SEOUL (Reuters) - South Korea has agreed to a 13.9% increase in its contribution to the cost of hosting some 28,500 U.S. troops for 2021, the biggest annual rise in nearly two decades after U.S. calls for greater funding.
The increase will take South Korea’s contribution this year to 1.18 trillion won ($1.03 billion). Former U.S. President Donald Trump had accused South Korea of “free-riding” on U.S. military might and demanded that it pay as much as $5 billion a year.
“The agreement resolved the longest-ever vacuum that had lasted about a year and three months,” South Korea’s chief negotiator, Jeong Eun-bo, told a televised briefing.
“It provided a chance to reaffirm the importance of the alliance and the need for stable stationing of U.S. Forces Korea.”
The six-year Special Measures Agreement with the United States came after drawn-out negotiations and will boost South Korea’s annual contribution to the bill for 2022 to 2025 in line with its annual defence budget increase, which was 5.4% this year, the foreign ministry said in a statement.
The pact replaces an arrangement that expired at the end of 2019, under which South Korea paid about $920 million a year.
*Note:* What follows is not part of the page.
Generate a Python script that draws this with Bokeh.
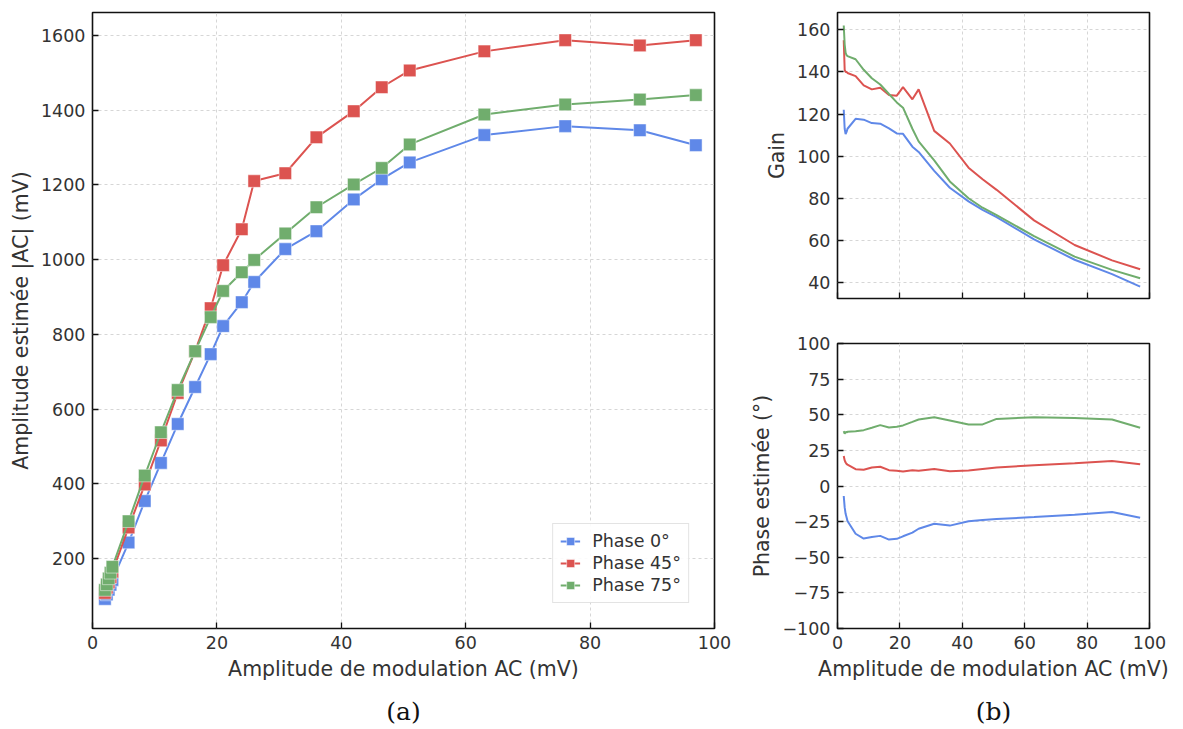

Both sides agreed to freeze South Korea’s contribution for 2020, the ministry said.
In the last big increase in its contribution, South Korea in 2003 paid 17% more than the previous year, according to data from a defence ministry white paper.
On the new link between the contribution to the cost of maintaining U.S. forces and the defence budget, the ministry said the increase in the defence budget was a “reasonable, verifiable indicator” that reflected financial and security capabilities.
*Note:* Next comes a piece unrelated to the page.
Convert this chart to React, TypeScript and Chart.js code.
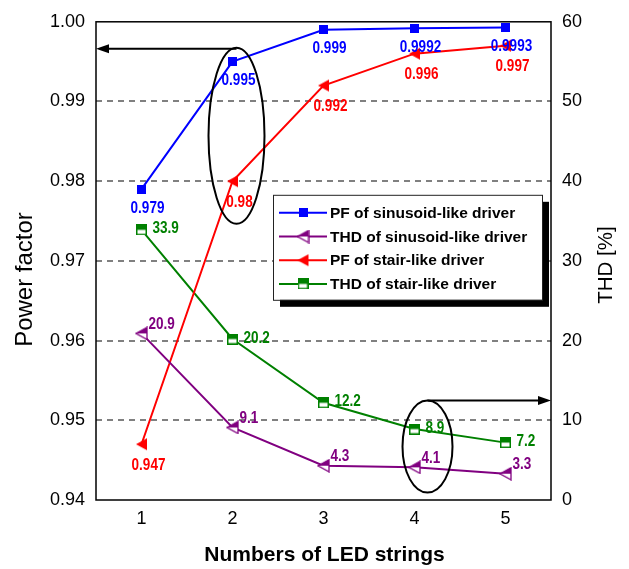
import React, { useEffect, useRef } from 'react';
import { Chart, registerables } from 'chart.js';

Chart.register(...registerables);

// ---------- data ----------
const categories = ['1', '2', '3', '4', '5'];
const pfSinusoid = [0.979, 0.995, 0.999, 0.9992, 0.9993];
const thdSinusoid = [20.9, 9.1, 4.3, 4.1, 3.3];
const pfStair = [0.947, 0.98, 0.992, 0.996, 0.997];
const thdStair = [33.9, 20.2, 12.2, 8.9, 7.2];
const pfTicks = [0.94, 0.95, 0.96, 0.97, 0.98, 0.99, 1.0];
const thdTicks = [0, 10, 20, 30, 40, 50, 60];
const seriesNames = [
  'PF of sinusoid-like driver',
  'THD of sinusoid-like driver',
  'PF of stair-like driver',
  'THD of stair-like driver',
];

// ---------- styles ----------
const BLUE = '#0000ff';
const PURPLE = '#800080';
const RED = '#ff0000';
const GREEN = '#008000';
const FONT = "'Liberation Sans', Arial, sans-serif";

type MarkerKind = 'square' | 'halfSquare' | 'triangle' | 'halfTriangle';

function makeMarker(kind: MarkerKind, color: string): HTMLCanvasElement {
  const c = document.createElement('canvas');
  const ctx = c.getContext('2d')!;
  if (kind === 'square') {
    c.width = 9; c.height = 9;
    ctx.fillStyle = color;
    ctx.fillRect(0, 0, 9, 9);
  } else if (kind === 'halfSquare') {
    c.width = 11; c.height = 11;
    ctx.fillStyle = '#ffffff';
    ctx.fillRect(0.75, 0.75, 9.5, 9.5);
    ctx.fillStyle = color;
    ctx.fillRect(0.75, 0.75, 9.5, 4.75);
    ctx.strokeStyle = color;
    ctx.lineWidth = 1.5;
    ctx.strokeRect(0.75, 0.75, 9.5, 9.5);
  } else {
    c.width = 13; c.height = 14;
    const tri = () => {
      ctx.beginPath();
      ctx.moveTo(1, 7);
      ctx.lineTo(12, 1);
      ctx.lineTo(12, 13);
      ctx.closePath();
    };
    if (kind === 'triangle') {
      tri();
      ctx.fillStyle = color;
      ctx.fill();
    } else {
      tri();
      ctx.fillStyle = '#ffffff';
      ctx.fill();
      ctx.beginPath();
      ctx.moveTo(1, 7);
      ctx.lineTo(12, 1);
      ctx.lineTo(12, 7);
      ctx.closePath();
      ctx.fillStyle = color;
      ctx.fill();
      tri();
      ctx.strokeStyle = color;
      ctx.lineWidth = 1.3;
      ctx.stroke();
    }
  }
  return c;
}

function drawArrow(ctx: CanvasRenderingContext2D, x1: number, y: number, x2: number) {
  const dir = x2 > x1 ? 1 : -1;
  const headLen = 13;
  ctx.save();
  ctx.strokeStyle = '#000';
  ctx.fillStyle = '#000';
  ctx.lineWidth = 2;
  ctx.beginPath();
  ctx.moveTo(x1, y);
  ctx.lineTo(x2 - dir * headLen, y);
  ctx.stroke();
  ctx.beginPath();
  ctx.moveTo(x2, y);
  ctx.lineTo(x2 - dir * headLen, y - 4.5);
  ctx.lineTo(x2 - dir * headLen, y + 4.5);
  ctx.closePath();
  ctx.fill();
  ctx.restore();
}

const LABEL_SQUEEZE = 0.82;

const decorPlugin = {
  id: 'decor',
  afterDatasetsDraw(chart: any) {
    const ctx: CanvasRenderingContext2D = chart.ctx;
    chart.data.datasets.forEach((ds: any, di: number) => {
      const meta = chart.getDatasetMeta(di);
      const lo = ds.labelStyle;
      meta.data.forEach((pt: any, i: number) => {
        ctx.save();
        ctx.font = `bold 16.5px ${FONT}`;
        ctx.fillStyle = ds.borderColor;
        ctx.textAlign = lo.align;
        ctx.textBaseline = 'middle';
        ctx.translate(pt.x + lo.dx, pt.y + lo.dy);
        ctx.scale(LABEL_SQUEEZE, 1);
        ctx.fillText(String(ds.data[i]), 0, 0);
        ctx.restore();
      });
    });
  },
  afterDraw(chart: any) {
    const ctx: CanvasRenderingContext2D = chart.ctx;
    const { left, right, top, bottom } = chart.chartArea;
    const xs = chart.scales.x;
    const ys = chart.scales.y;
    const ys2 = chart.scales.y2;

    // frame
    ctx.save();
    ctx.strokeStyle = '#000';
    ctx.lineWidth = 1.5;
    ctx.strokeRect(left, top, right - left, bottom - top);
    ctx.restore();

    // ellipses + arrows
    ctx.save();
    ctx.strokeStyle = '#000';
    ctx.lineWidth = 2;
    const e1x = xs.getPixelForValue(1) + 4;
    const e1y = ys.getPixelForValue(0.9857);
    ctx.beginPath();
    ctx.ellipse(e1x, e1y, 28, 88, 0, 0, Math.PI * 2);
    ctx.stroke();
    const e2x = xs.getPixelForValue(3) + 13;
    const e2y = ys2.getPixelForValue(6.7);
    ctx.beginPath();
    ctx.ellipse(e2x, e2y, 25, 46, 0, 0, Math.PI * 2);
    ctx.stroke();
    ctx.restore();
    drawArrow(ctx, e1x, e1y - 87, left);
    drawArrow(ctx, e2x, e2y - 46, right);

    // legend
    const lx = left + 177;
    const ly = top + 173;
    const lw = 269;
    const lh = 105;
    ctx.save();
    ctx.fillStyle = '#000';
    ctx.fillRect(lx + 7, ly + 7, lw, lh);
    ctx.fillStyle = '#fff';
    ctx.fillRect(lx, ly, lw, lh);
    ctx.strokeStyle = '#222';
    ctx.lineWidth = 1;
    ctx.strokeRect(lx + 0.5, ly + 0.5, lw, lh);
    chart.data.datasets.forEach((ds: any, i: number) => {
      const ry = ly + 18 + i * 23.7;
      ctx.strokeStyle = ds.borderColor;
      ctx.lineWidth = 2;
      ctx.beginPath();
      ctx.moveTo(lx + 6, ry);
      ctx.lineTo(lx + 54, ry);
      ctx.stroke();
      const img = ds.pointStyle as HTMLCanvasElement;
      ctx.drawImage(img, lx + 30 - img.width / 2, ry - img.height / 2);
      ctx.fillStyle = '#000';
      ctx.font = `bold 15.5px ${FONT}`;
      ctx.textAlign = 'left';
      ctx.textBaseline = 'middle';
      ctx.fillText(ds.label, lx + 57, ry + 1);
    });
    ctx.restore();

    // axis titles
    ctx.save();
    ctx.fillStyle = '#000';
    ctx.textAlign = 'center';
    ctx.textBaseline = 'alphabetic';
    ctx.font = `24px ${FONT}`;
    ctx.translate(32, 279.5);
    ctx.rotate(-Math.PI / 2);
    ctx.fillText('Power factor', 0, 0);
    ctx.restore();

    ctx.save();
    ctx.fillStyle = '#000';
    ctx.textAlign = 'center';
    ctx.textBaseline = 'alphabetic';
    ctx.font = `20.5px ${FONT}`;
    ctx.translate(612, 265);
    ctx.rotate(-Math.PI / 2);
    ctx.fillText('THD [%]', 0, 0);
    ctx.restore();

    ctx.save();
    ctx.fillStyle = '#000';
    ctx.textAlign = 'center';
    ctx.textBaseline = 'alphabetic';
    ctx.font = `bold 21px ${FONT}`;
    ctx.fillText('Numbers of LED strings', (left + right) / 2 + 1, 561);
    ctx.restore();
  },
};

export default function App() {
  const ref = useRef<HTMLCanvasElement>(null);
  useEffect(() => {
    document.body.style.margin = '0';
    const canvas = ref.current!;
    const mBlue = makeMarker('square', BLUE);
    const mPurple = makeMarker('halfTriangle', PURPLE);
    const mRed = makeMarker('triangle', RED);
    const mGreen = makeMarker('halfSquare', GREEN);

    const common = { borderWidth: 2, tension: 0, fill: false };
    const chart = new Chart(canvas, {
      type: 'line',
      data: {
        labels: categories,
        datasets: [
          {
            ...common, label: seriesNames[0], data: pfSinusoid, yAxisID: 'y',
            borderColor: BLUE, backgroundColor: BLUE, pointStyle: mBlue,
            labelStyle: { dx: 6, dy: 19, align: 'center' },
          } as any,
          {
            ...common, label: seriesNames[1], data: thdSinusoid, yAxisID: 'y2',
            borderColor: PURPLE, backgroundColor: PURPLE, pointStyle: mPurple,
            labelStyle: { dx: 7, dy: -9, align: 'left' },
          } as any,
          {
            ...common, label: seriesNames[2], data: pfStair, yAxisID: 'y',
            borderColor: RED, backgroundColor: RED, pointStyle: mRed,
            labelStyle: { dx: 7, dy: 21, align: 'center' },
          } as any,
          {
            ...common, label: seriesNames[3], data: thdStair, yAxisID: 'y2',
            borderColor: GREEN, backgroundColor: GREEN, pointStyle: mGreen,
            labelStyle: { dx: 11, dy: -1, align: 'left' },
          } as any,
        ],
      },
      options: {
        responsive: false,
        animation: false,
        events: [],
        layout: { padding: { top: 17, left: 0, right: 0, bottom: 0 } },
        plugins: { legend: { display: false }, tooltip: { enabled: false }, title: { display: false } },
        scales: {
          x: {
            type: 'category',
            offset: true,
            grid: { display: false, drawTicks: false },
            border: { display: false },
            ticks: { color: '#000', font: { family: FONT, size: 18 }, padding: 8 },
            afterFit: (s: any) => { s.height = 69; },
          },
          y: {
            type: 'linear',
            position: 'left',
            min: 0.94,
            max: 1.0,
            afterBuildTicks: (s: any) => { s.ticks = pfTicks.map((v) => ({ value: v })); },
            grid: {
              drawTicks: false,
              lineWidth: 2,
              color: (c: any) => (c.tick && (c.tick.value <= 0.9401 || c.tick.value >= 0.9999) ? 'rgba(0,0,0,0)' : '#808080'),
            },
            border: { display: false, dash: [6, 5] },
            ticks: {
              color: '#000', font: { family: FONT, size: 18 }, padding: 11,
              callback: (v: any) => Number(v).toFixed(2),
            },
            afterFit: (s: any) => { s.width = 96; },
          },
          y2: {
            type: 'linear',
            position: 'right',
            min: 0,
            max: 60,
            afterBuildTicks: (s: any) => { s.ticks = thdTicks.map((v) => ({ value: v })); },
            grid: { display: false, drawTicks: false },
            border: { display: false },
            ticks: { color: '#000', font: { family: FONT, size: 18 }, padding: 11 },
            afterFit: (s: any) => { s.width = 78; },
          },
        },
      } as any,
      plugins: [decorPlugin],
    });
    return () => chart.destroy();
  }, []);
  return <canvas ref={ref} width={629} height={569} style={{ display: 'block' }} />;
}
But Shin Beom-chul, a security expert at the Research Institute for Economy and Society in Seoul, said aligning the two issues was a “mistake” for South Korea, one of the world’s largest defence spenders, and it could bring budget pressure.
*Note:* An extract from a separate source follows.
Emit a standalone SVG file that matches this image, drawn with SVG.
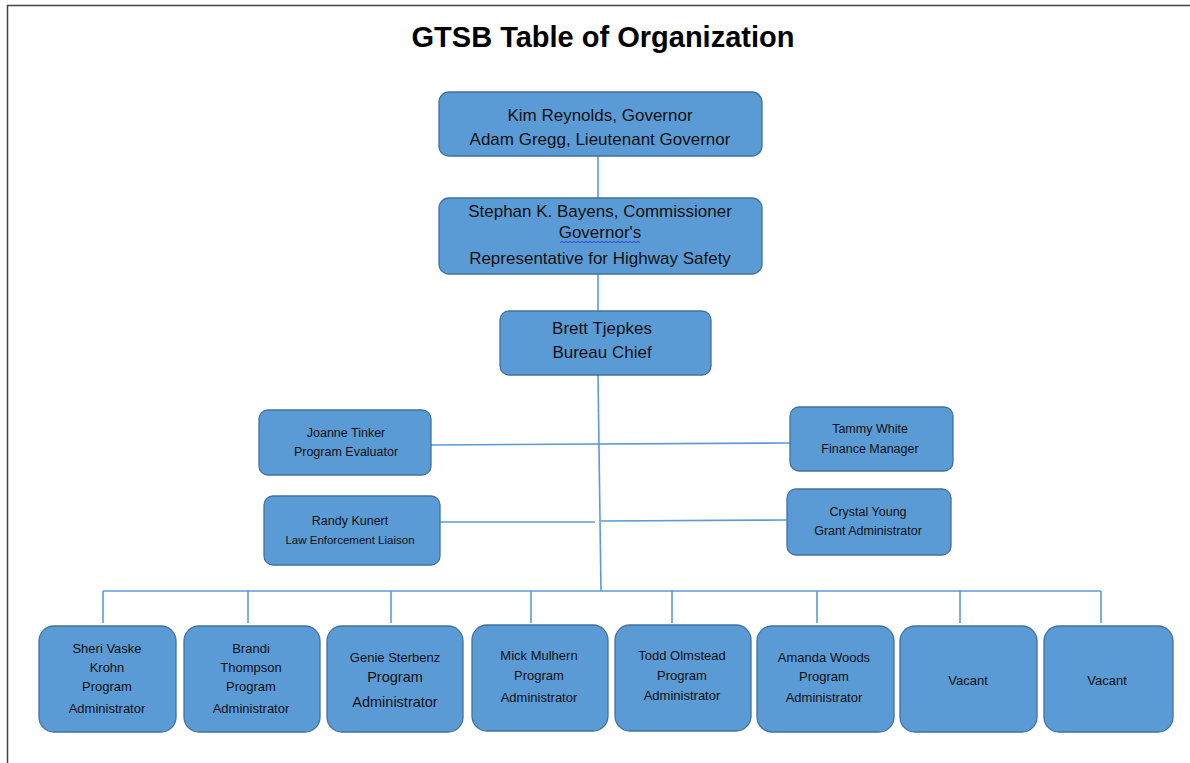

About 28,500 U.S. troops are stationed in South Korea to help defend it against North Korea under a treaty of mutual defence signed after the 1950-53 Korean War ended in an armistice, not a peace treaty.
The treaty provided the basis for the stationing of U.S. forces in South Korea, which began paying towards their costs in the early 1990s after rebuilding its war-devastated economy.
With negotiations making little headway after the last pact expired, about half of some 9,000 South Koreans working for the U.S. military were placed on unpaid leave, prompting the two sides to scramble for a stopgap deal to bring them back to work.
Jeong said the accord stipulated that in future, workers can be get their existing salaries in the absence of a new deal.
The workers’ union welcomed the agreement, saying it would help ensure stable work conditions. Without it, thousands more workers would have been forced to take unpaid leave next month, the union said.